The uncomfortable truth about career progression

Readtime: 3 minutes

Quickly before we start, Atomic Ambition will be opening soon for the January cohort. Don’t let your best years slip by on autopilot. Click here to find out more.

Early in my career, I believed something very simple:

If I worked hard enough…
If I was talented enough…
If I consistently delivered good work…

Everything else would take care of itself.

It felt fair. Logical. Comforting.

And it was wrong.

Over time, I started noticing something uncomfortable. People who weren’t the smartest in the room were moving faster. People whose work wasn’t objectively better were getting bigger opportunities. People who talked more about their work seemed to advance more than those quietly producing it.

At first, I told myself they were just lucky.

But eventually, I had to confront the truth.

Career progression isn’t purely meritocratic.
It’s human.

Which means that it’s shaped by perception, relationships, and context. And most importantly, by how clearly other people can see the value you bring.

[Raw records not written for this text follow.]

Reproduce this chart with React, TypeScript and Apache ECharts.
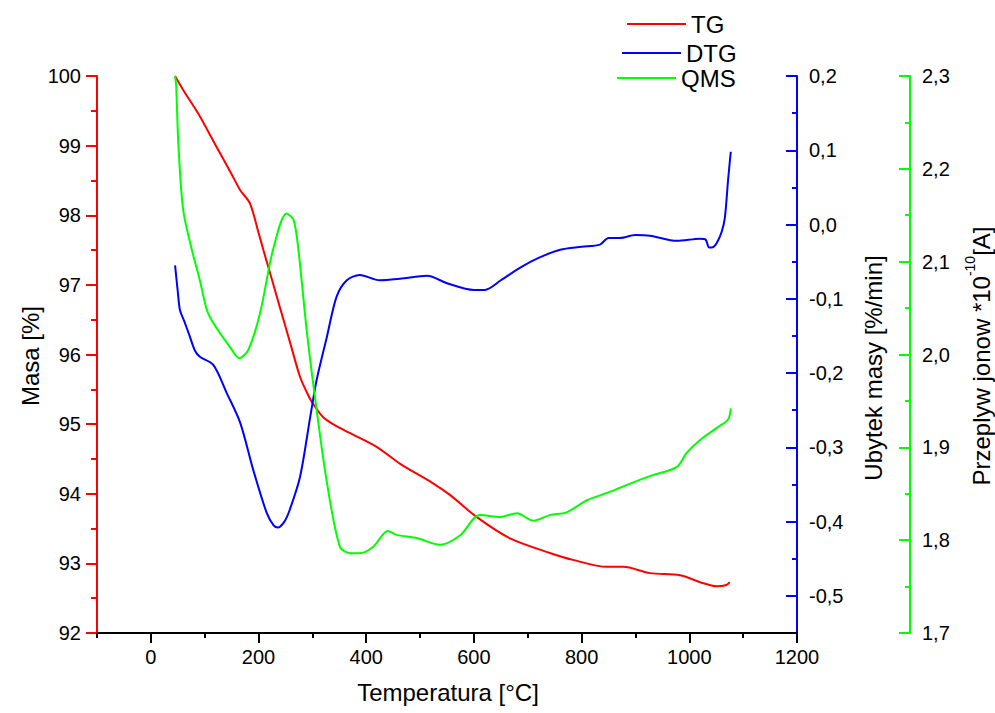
import React, { useEffect, useRef } from 'react';
import * as echarts from 'echarts';

const tgTemps = [45, 60, 88, 120, 150, 166, 184, 200, 209, 221, 234, 247, 259, 277, 290, 299, 320, 345, 370, 420, 463, 524, 556, 606, 667, 741, 784, 847, 877, 927, 983, 1020, 1051, 1069, 1075];
const tgValues = [100, 99.8, 99.46, 99.01, 98.59, 98.36, 98.17, 97.75, 97.5, 97.18, 96.83, 96.48, 96.16, 95.68, 95.45, 95.32, 95.1, 94.97, 94.87, 94.67, 94.43, 94.15, 93.98, 93.66, 93.36, 93.15, 93.05, 92.95, 92.95, 92.86, 92.83, 92.73, 92.67, 92.69, 92.73];

const dtgTemps = [45, 50, 54, 62, 72, 82, 91, 116, 141, 166, 190, 215, 228, 236, 248, 258, 277, 296, 308, 327, 345, 364, 388, 425, 463, 513, 550, 600, 620, 650, 686, 720, 760, 800, 834, 850, 871, 900, 927, 977, 1020, 1030, 1037, 1045, 1051, 1060, 1066, 1072, 1077];
const dtgValues = [-0.055, -0.09, -0.115, -0.13, -0.15, -0.17, -0.178, -0.189, -0.227, -0.267, -0.33, -0.388, -0.405, -0.408, -0.4, -0.384, -0.34, -0.259, -0.209, -0.151, -0.097, -0.075, -0.068, -0.075, -0.073, -0.069, -0.079, -0.088, -0.088, -0.075, -0.058, -0.045, -0.034, -0.03, -0.027, -0.018, -0.018, -0.014, -0.015, -0.022, -0.019, -0.02, -0.031, -0.03, -0.025, -0.01, 0.009, 0.06, 0.098];

const qmsTemps = [45, 47, 51, 60, 76, 91, 104, 116, 147, 164, 181, 203, 227, 252, 265, 274, 290, 308, 327, 351, 370, 388, 413, 440, 455, 495, 537, 574, 611, 649, 680, 710, 741, 772, 810, 852, 895, 932, 977, 995, 1020, 1051, 1072, 1077];
const qmsValues = [2.3, 2.29, 2.228, 2.156, 2.113, 2.08, 2.048, 2.034, 2.008, 1.996, 2.005, 2.045, 2.113, 2.152, 2.145, 2.113, 2.023, 1.94, 1.862, 1.793, 1.786, 1.786, 1.793, 1.81, 1.806, 1.802, 1.795, 1.805, 1.827, 1.825, 1.829, 1.821, 1.827, 1.83, 1.843, 1.852, 1.862, 1.87, 1.879, 1.894, 1.908, 1.921, 1.93, 1.942];

const xMajorTicks = [0, 200, 400, 600, 800, 1000, 1200];
const dtgMajorTicks = [-0.5, -0.4, -0.3, -0.2, -0.1, 0, 0.1, 0.2];
const dtgMinorTicks = [-0.45, -0.35, -0.25, -0.15, -0.05, 0.05, 0.15];

const FONT = 'Liberation Sans, Arial, sans-serif';
const RED = '#ff0000';
const BLUE = '#0000ff';
const GREEN = '#00ff00';

const zip = (xs: number[], ys: number[]) => xs.map((x, i) => [x, ys[i]]);
const comma = (v: number) => (Math.abs(v) < 1e-9 ? 0 : v).toFixed(1).replace('.', ',');

export default function App() {
  const ref = useRef<HTMLDivElement>(null);
  useEffect(() => {
    if (!ref.current) return;
    const chart = echarts.init(ref.current, null, { renderer: 'svg' });
    const labelStyle = { color: '#000', fontSize: 20, fontFamily: FONT };
    const legendBase = {
      orient: 'horizontal',
      icon: 'rect',
      itemWidth: 59,
      itemHeight: 2,
      textStyle: { color: '#000', fontSize: 24, fontFamily: FONT },
      padding: 0,
    };
    chart.setOption({
      animation: false,
      backgroundColor: '#fff',
      textStyle: { fontFamily: FONT },
      grid: { left: 97, right: 198, top: 76, bottom: 80, containLabel: false },
      legend: [
        { ...legendBase, data: [{ name: 'TG' }], left: 627, top: 12 },
        { ...legendBase, data: [{ name: 'DTG' }], left: 622, top: 41 },
        { ...legendBase, data: [{ name: 'QMS' }], left: 617, top: 66 },
      ],
      xAxis: [
        {
          type: 'value', min: -100, max: 1200, position: 'bottom',
          axisLine: { show: true, onZero: false, lineStyle: { color: '#000', width: 2 } },
          axisTick: { show: true, customValues: xMajorTicks, length: 10, lineStyle: { color: '#000', width: 2 } },
          axisLabel: { ...labelStyle, customValues: xMajorTicks, margin: 14, formatter: (v: number) => String(v) },
          splitLine: { show: false },
        },
        {
          type: 'value', min: -100, max: 1200, interval: 100, position: 'bottom',
          axisLine: { show: false, onZero: false },
          axisTick: { show: true, length: 5, lineStyle: { color: '#000', width: 2 } },
          axisLabel: { show: false },
          splitLine: { show: false },
        },
      ],
      yAxis: [
        {
          type: 'value', min: 92, max: 100, interval: 1, position: 'left',
          axisLine: { show: true, onZero: false, lineStyle: { color: RED, width: 2 } },
          axisTick: { show: true, length: 11, lineStyle: { color: RED, width: 2 } },
          minorTick: { show: true, splitNumber: 2, length: 6, lineStyle: { color: RED, width: 2 } },
          axisLabel: { ...labelStyle, margin: 16 },
          splitLine: { show: false },
        },
        {
          type: 'value', min: -0.55, max: 0.2, position: 'right', offset: 0,
          axisLine: { show: true, onZero: false, lineStyle: { color: BLUE, width: 2 } },
          axisTick: { show: true, inside: true, customValues: dtgMajorTicks, length: 11, lineStyle: { color: BLUE, width: 2 } },
          axisLabel: { ...labelStyle, customValues: dtgMajorTicks, margin: 12, formatter: (v: number) => comma(v) },
          splitLine: { show: false },
        },
        {
          type: 'value', min: -0.55, max: 0.2, position: 'right', offset: 0,
          axisLine: { show: false, onZero: false },
          axisTick: { show: true, inside: true, customValues: dtgMinorTicks, length: 5, lineStyle: { color: BLUE, width: 2 } },
          axisLabel: { show: false, customValues: dtgMinorTicks },
          splitLine: { show: false },
        },
        {
          type: 'value', min: 1.7, max: 2.3, interval: 0.1, position: 'right', offset: 113,
          axisLine: { show: true, onZero: false, lineStyle: { color: GREEN, width: 2 } },
          axisTick: { show: true, inside: true, length: 11, lineStyle: { color: GREEN, width: 2 } },
          minorTick: { show: true, splitNumber: 2, length: 5, lineStyle: { color: GREEN, width: 2 } },
          axisLabel: { ...labelStyle, margin: 12, formatter: (v: number) => comma(v) },
          splitLine: { show: false },
        },
      ],
      graphic: [
        {
          type: 'text', x: 30, y: 356, rotation: Math.PI / 2,
          style: { text: 'Masa [%]', fontSize: 24, fontFamily: FONT, fill: '#000', align: 'center', verticalAlign: 'middle' },
        },
        {
          type: 'text', x: 873, y: 368, rotation: Math.PI / 2,
          style: { text: 'Ubytek masy [%/min]', fontSize: 24, fontFamily: FONT, fill: '#000', align: 'center', verticalAlign: 'middle' },
        },
        {
          type: 'text', x: 978, y: 356, rotation: Math.PI / 2,
          style: {
            text: '{a|Przeplyw jonow *10}{s|-10}{a|[A]}',
            fontFamily: FONT, fill: '#000', align: 'center', verticalAlign: 'middle',
            rich: {
              a: { fontSize: 24, fontFamily: FONT, fill: '#000', lineHeight: 30, verticalAlign: 'bottom' },
              s: { fontSize: 14, fontFamily: FONT, fill: '#000', lineHeight: 30, verticalAlign: 'top' },
            },
          },
        },
        {
          type: 'text', x: 448, y: 692,
          style: { text: 'Temperatura [°C]', fontSize: 24, fontFamily: FONT, fill: '#000', align: 'center', verticalAlign: 'middle' },
        },
      ],
      series: [
        {
          type: 'line', name: 'TG', data: zip(tgTemps, tgValues), xAxisIndex: 0, yAxisIndex: 0,
          showSymbol: false, smooth: 0.3, lineStyle: { color: RED, width: 2 }, itemStyle: { color: RED },
        },
        {
          type: 'line', name: 'DTG', data: zip(dtgTemps, dtgValues), xAxisIndex: 0, yAxisIndex: 1,
          showSymbol: false, smooth: 0.3, lineStyle: { color: BLUE, width: 2 }, itemStyle: { color: BLUE },
        },
        {
          type: 'line', name: 'QMS', data: zip(qmsTemps, qmsValues), xAxisIndex: 0, yAxisIndex: 3,
          showSymbol: false, smooth: 0.3, lineStyle: { color: GREEN, width: 2 }, itemStyle: { color: GREEN },
        },
      ],
    });
    return () => chart.dispose();
  }, []);
  return <div ref={ref} style={{ position: 'fixed', left: 0, top: 0, width: 995, height: 713 }} />;
}
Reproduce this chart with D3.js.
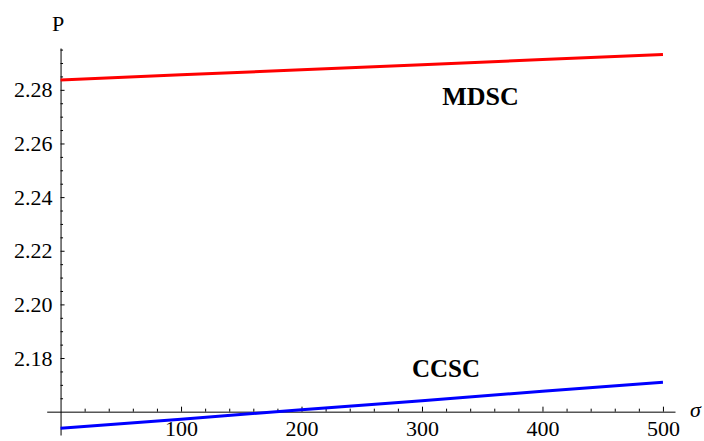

Quiet excellence doesn’t work.

The world doesn’t automatically notice your contribution just because it exists. If people can’t easily point to what you do, why it matters, and how it connects to what they care about, they’ll overlook you. Not maliciously. Not intentionally.

They’ll just move on.

That’s when I realised something that changed how I approached my career entirely:

Being valuable and being seen as valuable are not the same thing.

What actually drives career success

Performance matters. Of course it does.

But performance alone just gets you in the room.

The people who consistently move forward tend to understand three things that many talented professionals miss:

Visibility matters.
If decision-makers don’t see your work, it may as well not exist. You have to speak up in meetings, share your progress, and make your outcomes visible.

Influence is about trust.
The most influential people are the ones others turn to when things matter. They’re known for something specific and valuable. Over time, their names come up in rooms they’re not even in.

Positioning beats effort.
Working harder inside the wrong priorities doesn’t move you forward. The real game is aligning your effort with what the organisation actually values now – and what it’s likely to value next.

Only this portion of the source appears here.